Olhar para esse bicho morto me faz repassar sua vida: as caminhadas, os latidos, a energia em subir em todos os lugares. Certa vez reclamei para um amigo: como dá trabalho esse bicho com tanta energia. 
E ele, veterano em cuidar de cachorro, disse: é melhor assim, que a perda da saúde, da energia, a decrepitude. Eis que veio pouco a pouco, a debilidade: a diminuição dos saltos, dos passos. Já não subia na mesa, nas cadeiras, sequer na cama, mais baixa. Mas andava, gostava de andar e de tomar sol. Comia e bebia bem para o padrão de seus 3kg. Não havia perdido um dente sequer. Exigia passeios diários e nem sempre os completava. Cansava. 
Alternava caminhada e colo. Exigente, altivo, mesmo velho, reclamava. Jamais parou de latir nem de mijar (dizem que é para marcar território). Nos últimos dois anos, dormia bastante. Acordava sempre que alguém chegava. Quanto a mim, quando chegava da aula, já próximo da meia noite, ele arranhava a porta da sala querendo comida. Íamos para a cozinha. 
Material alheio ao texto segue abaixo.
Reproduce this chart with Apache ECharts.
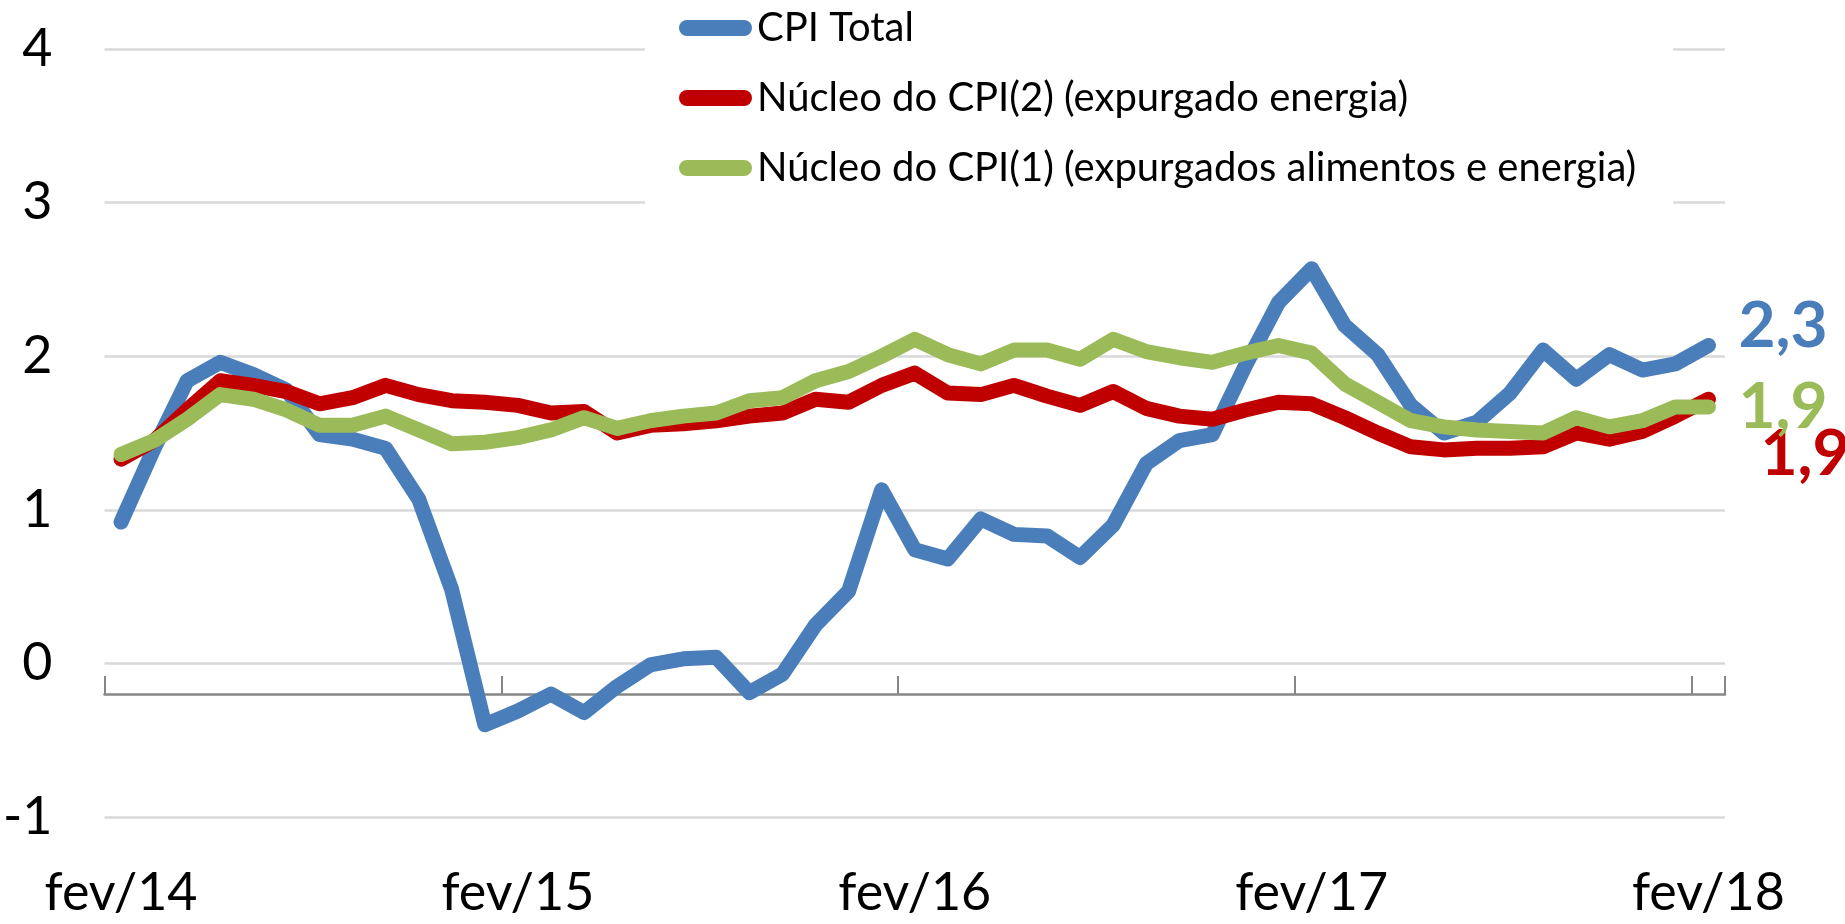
<!DOCTYPE html>
<html>
<head>
<meta charset="utf-8">
<script src="https://cdn.jsdelivr.net/npm/echarts@6/dist/echarts.min.js"></script>
<style>
  html, body { margin: 0; padding: 0; background: #fff; }
  #chart { width: 1845px; height: 924px; }
</style>
</head>
<body>
<div id="chart"></div>
<script>
// months, fev/14 .. fev/18
var months = [
  'fev/14', 'mar/14', 'abr/14', 'mai/14', 'jun/14', 'jul/14', 'ago/14', 'set/14', 'out/14', 'nov/14', 'dez/14', 'jan/15',
  'fev/15', 'mar/15', 'abr/15', 'mai/15', 'jun/15', 'jul/15', 'ago/15', 'set/15', 'out/15', 'nov/15', 'dez/15', 'jan/16',
  'fev/16', 'mar/16', 'abr/16', 'mai/16', 'jun/16', 'jul/16', 'ago/16', 'set/16', 'out/16', 'nov/16', 'dez/16', 'jan/17',
  'fev/17', 'mar/17', 'abr/17', 'mai/17', 'jun/17', 'jul/17', 'ago/17', 'set/17', 'out/17', 'nov/17', 'dez/17', 'jan/18',
  'fev/18'
];

var seriesNames = [
  'CPI Total',
  'Núcleo do CPI(2) (expurgado energia)',
  'Núcleo do CPI(1) (expurgados alimentos e energia)'
];

var cpiTotal = [
  0.92, 1.40, 1.84, 1.96, 1.88, 1.78, 1.49, 1.46, 1.40, 1.07, 0.48, -0.40,
  -0.31, -0.20, -0.32, -0.15, -0.01, 0.03, 0.04, -0.19, -0.07, 0.25, 0.47, 1.13,
  0.74, 0.68, 0.94, 0.84, 0.83, 0.69, 0.90, 1.30, 1.45, 1.49, 1.94, 2.35,
  2.57, 2.20, 2.01, 1.68, 1.50, 1.57, 1.76, 2.04, 1.85, 2.01, 1.91, 1.95,
  2.07
];

var nucleo2 = [
  1.33, 1.45, 1.65, 1.84, 1.81, 1.77, 1.69, 1.73, 1.81, 1.75, 1.71, 1.70,
  1.68, 1.63, 1.64, 1.50, 1.55, 1.56, 1.58, 1.61, 1.63, 1.72, 1.70, 1.81,
  1.89, 1.76, 1.75, 1.81, 1.74, 1.68, 1.77, 1.66, 1.61, 1.59, 1.65, 1.70,
  1.69, 1.60, 1.50, 1.41, 1.39, 1.40, 1.40, 1.41, 1.50, 1.46, 1.51, 1.61,
  1.72
];

var nucleo1 = [
  1.36, 1.45, 1.59, 1.75, 1.72, 1.65, 1.55, 1.55, 1.61, 1.52, 1.43, 1.44,
  1.47, 1.52, 1.60, 1.53, 1.58, 1.61, 1.63, 1.71, 1.73, 1.84, 1.90, 2.00,
  2.11, 2.01, 1.95, 2.04, 2.04, 1.98, 2.11, 2.03, 1.99, 1.96, 2.02, 2.07,
  2.02, 1.82, 1.70, 1.58, 1.54, 1.52, 1.51, 1.50, 1.60, 1.54, 1.58, 1.67,
  1.67
];

// texts written next to the line ends
var endTexts = ['2,3', '1,9', '1,9'];

var colors = ['#4A7EBB', '#C00000', '#9BBB59'];
var font = 'Lato, "Noto Sans", sans-serif';

function lineSeries(i, data, offset) {
  return {
    name: seriesNames[i],
    type: 'line',
    data: data,
    symbol: 'none',
    color: colors[i],
    lineStyle: { width: 15, color: colors[i], cap: 'round', join: 'round' },
    endLabel: {
      show: true,
      formatter: function () { return endTexts[i]; },
      color: colors[i],
      fontFamily: font,
      fontWeight: 'bold',
      fontSize: 64,
      distance: 30,
      offset: offset
    },
    animation: false
  };
}

var chart = echarts.init(document.getElementById('chart'));
chart.setOption({
  backgroundColor: '#fff',
  animation: false,
  grid: { left: 104, right: 120, top: 49, bottom: 107 },
  legend: {
    orient: 'vertical',
    left: 645,
    top: 0,
    padding: [8, 37, 20, 34],
    backgroundColor: '#fff',
    icon: 'path://M8,0 L65,0 A8,8 0 0 1 65,16 L8,16 A8,8 0 0 1 8,0 Z',
    itemWidth: 73,
    itemHeight: 17,
    itemGap: 30,
    textStyle: { fontFamily: font, fontSize: 40, lineHeight: 40, color: '#000' },
    data: seriesNames
  },
  xAxis: {
    type: 'category',
    data: months,
    boundaryGap: true,
    offset: -123,
    axisLine: { onZero: false, lineStyle: { color: '#868686', width: 2.5 } },
    axisTick: {
      show: true,
      inside: true,
      length: 18,
      interval: 11,
      lineStyle: { color: '#868686', width: 2 }
    },
    axisLabel: {
      interval: 11,
      margin: 173,
      fontFamily: font,
      fontSize: 52,
      lineHeight: 52,
      color: '#000'
    },
    splitLine: { show: false }
  },
  yAxis: {
    type: 'value',
    min: -1,
    max: 4,
    interval: 1,
    axisLine: { show: false },
    axisTick: { show: false },
    axisLabel: { margin: 52, fontFamily: font, fontSize: 52, color: '#000' },
    splitLine: { lineStyle: { color: '#D9D9D9', width: 2.5 } }
  },
  series: [
    lineSeries(0, cpiTotal, [0, -19]),
    lineSeries(1, nucleo2, [22, 55]),
    lineSeries(2, nucleo1, [0, 0])
  ]
});
</script>
</body>
</html>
Ele comia. Ia, voltava, ia de novo. E agora morre de forma besta. Me ensinou a observar a vida que passa, com seu olhar compassivo. Enfim, valeu por tudo que me ensinou. A gente muitas vezes precisa da morte de um cachorro para refletir sobre a vida. Ele também me ensinou que a vida está sempre por um fio.
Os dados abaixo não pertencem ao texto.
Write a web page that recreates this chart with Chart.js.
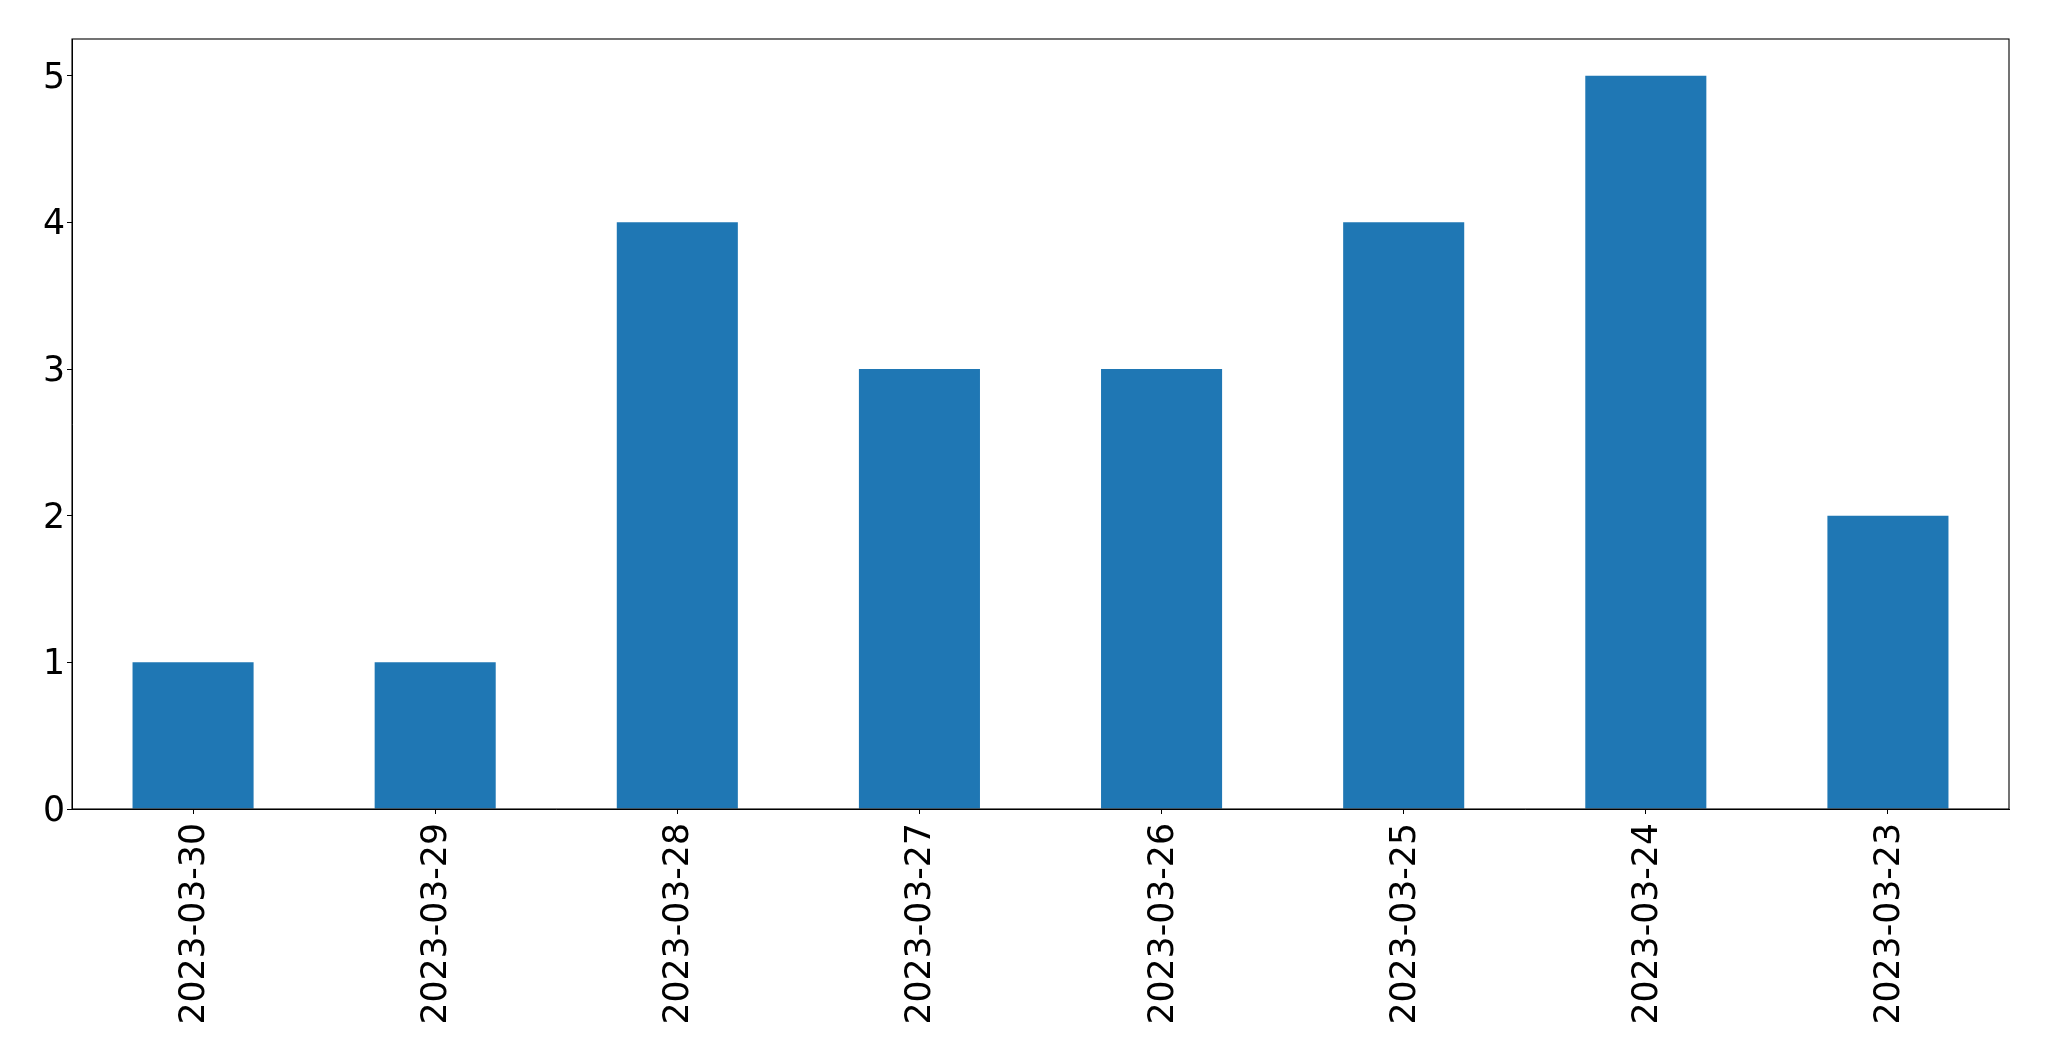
<!DOCTYPE html>
<html>
<head>
<meta charset="utf-8">
<script src="https://cdn.jsdelivr.net/npm/chart.js@4.4.0/dist/chart.umd.min.js"></script>
<style>
html,body{margin:0;padding:0;background:#fff;}
#wrap{width:2049px;height:1061px;position:relative;}
</style>
</head>
<body>
<div id="wrap"><canvas id="c" width="2049" height="1061"></canvas></div>
<script>
const categories = ["2023-03-30","2023-03-29","2023-03-28","2023-03-27","2023-03-26","2023-03-25","2023-03-24","2023-03-23"];
const values = [1, 1, 4, 3, 3, 4, 5, 2];
const yTicks = [0, 1, 2, 3, 4, 5];

const frame = {
  id: 'frame',
  afterDraw(chart) {
    const a = chart.chartArea, ctx = chart.ctx;
    ctx.save();
    ctx.strokeStyle = '#000';
    ctx.lineWidth = 1.1;
    ctx.strokeRect(a.left, a.top, a.right - a.left, a.bottom - a.top);
    ctx.restore();
  }
};

const font = {family: 'DejaVu Sans', size: 34.7};

new Chart(document.getElementById('c'), {
  type: 'bar',
  data: {
    labels: categories,
    datasets: [{data: values, backgroundColor: '#1f77b4', borderWidth: 0, barPercentage: 0.5, categoryPercentage: 1.0}]
  },
  options: {
    responsive: false,
    animation: false,
    layout: {padding: {top: 39, right: 40, left: 0, bottom: 0}},
    plugins: {legend: {display: false}, tooltip: {enabled: false}},
    scales: {
      x: {
        grid: {display: true, offset: false, drawOnChartArea: false, tickLength: 5, color: '#000', lineWidth: 1},
        border: {display: true, color: '#000', width: 1},
        ticks: {font: font, color: '#000', minRotation: 90, maxRotation: 90, padding: 9, labelOffset: 2, autoSkip: false},
        afterFit(s) { s.height = 252; }
      },
      y: {
        min: 0, max: 5.25,
        grid: {display: true, drawOnChartArea: false, tickLength: 5, color: '#000', lineWidth: 1},
        border: {display: true, color: '#000', width: 1},
        ticks: {font: font, color: '#000', padding: 2, stepSize: 1, labelOffset: 3},
        afterBuildTicks(s) { s.ticks = yTicks.map(v => ({value: v})); },
        afterFit(s) { s.width = 72; }
      }
    }
  },
  plugins: [frame]
});
</script>
</body>
</html>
Na morte do Leão, lembro-me de São Francisco que festejava o humano, os animais, as plantas, o sol, a lua, os elementos da natureza; lembro-me também de meus mortos dos quais não falo e não escrevo com frequência para não me tornar cronista de obituário, embora muitos deles tenham também me ensinado bastante: pai, tios e tias, parentes diversos, amigos e amigas, muitos heróis anônimos. Lembro-me finalmente dos vivos, muitos que conheciam o Leão.
Refletindo sobre a morte do Leão recorro a Sarah Bakewell, biógrafa do filósofo Montaigne, ao dizer que "morremos da mesma maneira que adormecemos: simplesmente vamos nos distanciando. Se alguém tentar nos trazer de volta, ouvimos sua voz "nas fímbrias da alma". A vida fica presa por um fio, pendurada, como disse ele próprio , na ponta dos lábios. Morrer não é um ato para o qual possamos nos preparar. É um devaneio sem sentido".
Ainda diante do Leão morto busco reagir com o próprio Montaigne: "Quero agir sem cessar e que a morte me encontre plantando as minhas couves sem pensar nela e menos ainda na imperfeição de minha horta". Assim morreu o Leão, agindo, andando, procurando o sol na beira da água.
Montaigne me ensina que "viver é aprender a morrer" e o Leão me ensina que, ao lamentar sua morte e repassar seus dias comigo, posso aprender a viver.